I supported the Iraq invasion in 2003, by about 75/25, but I didn’t write about politics at the time and so never expressed any public opinion; I was from that generation that had watched helplessly as Africans starved in the 1980s and, following Bosnia and Kosovo, neo-colonialism in the name of liberalism and justice seemed like a good idea at the time. Iraq was a disaster, and for fairly conservative reasons.
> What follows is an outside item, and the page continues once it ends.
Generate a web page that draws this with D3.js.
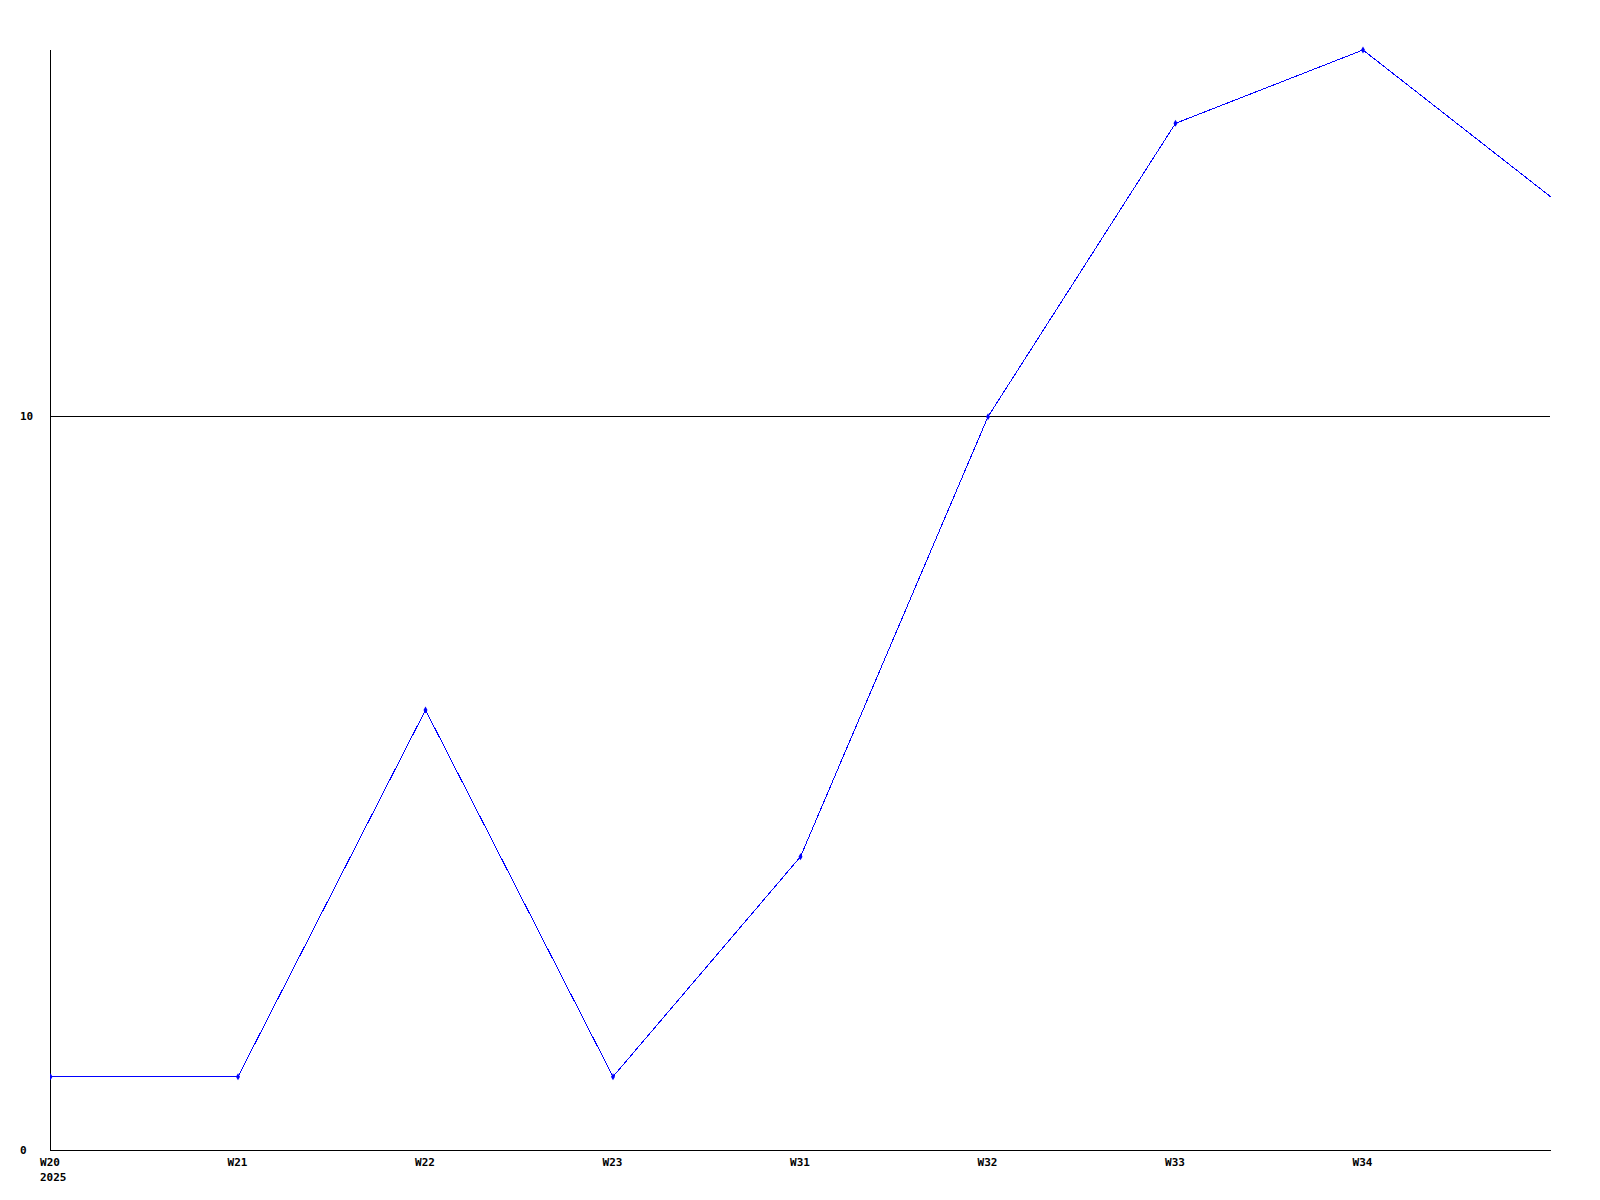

One of the central planks of conservative philosophy is the law of unintended consequences; sometimes governments will become involved in complex issues and, by spending money and trying to help, will make things worse. The classic example of this is with welfare; Daniel Patrick Moynihan, ironically considered one of the founders of ‘neoconservatism’, wrote in The Negro Family: The Case For National Action that welfare intervention would make things worse by destroying families. That argument is widely accepted, or at least certainly by conservatives; throw money at dysfunctional families, and you will get more dysfunction, and in the meantime you will empower bad guys.
Just as for welfare, so with warfare, and there’s probably no area of activity that has more unintended consequences than fighting; things rarely go to plan, because there are so many variables and players involved, and when the peace treaty is signed the objectives as set out on day one rarely seem to be met. The Iraq invasion ended up with America very much reduced in power, and both Iran and Sunni militants (later to become Isis) strengthened.
It’s a tragedy that opposition to the war was so dominated by the anti-American hard-left, and that pragmatic conservatives were rather thin on the ground. Yet despite this the current Tory leadership seems intent on overthrowing the Syrian government and backing the opposition, and I’ve argued before that this shows a lack of critical thinking.
David Cameron wants ‘free and fair elections’ in Syria, yet what does he hope will happen afterwards? That the country will get the chaos, corruption and sectarianism of Iraq? Or the people will vote in religious maniacs as in Egypt? Does overthrowing a regime by force and installing an election in a multi-religious, clannish society with extremely weak if non-existent secular institutions offer the best chance of a decent life for the Syrian people? Or is it simply condemning the Syrian people to misery for the sake of looking morally superior? (You might just guess, from the way I phrased that question in that very impartial way, where my suspicions lie.)
To a conservative the key to good government and peace is stability, sovereignty and legitimacy; democracy cannot artificially create those things, it can only come about once they are already established. People always cite the example of Japan and Germany having democracy forced on them in 1945, but these societies had ancient, well-established institutions and a strong national identity going back centuries before, something Syria, Iraq and Libya – not to mention Afghanistan – certainly do not. Japan also had something in common with all the countries mentioned in List A, and none of those in List B – a monarch.
Sovereignty, stability and strong institutions take generations to build, which is why they are best created by monarchs with a long-term familial interest in the nation’s interests rather than simply helping his own clan. David Cameron wants to do this in Syria in 18 months – it’s a policy, and maybe it will work, but it’s certainly not a conservative one.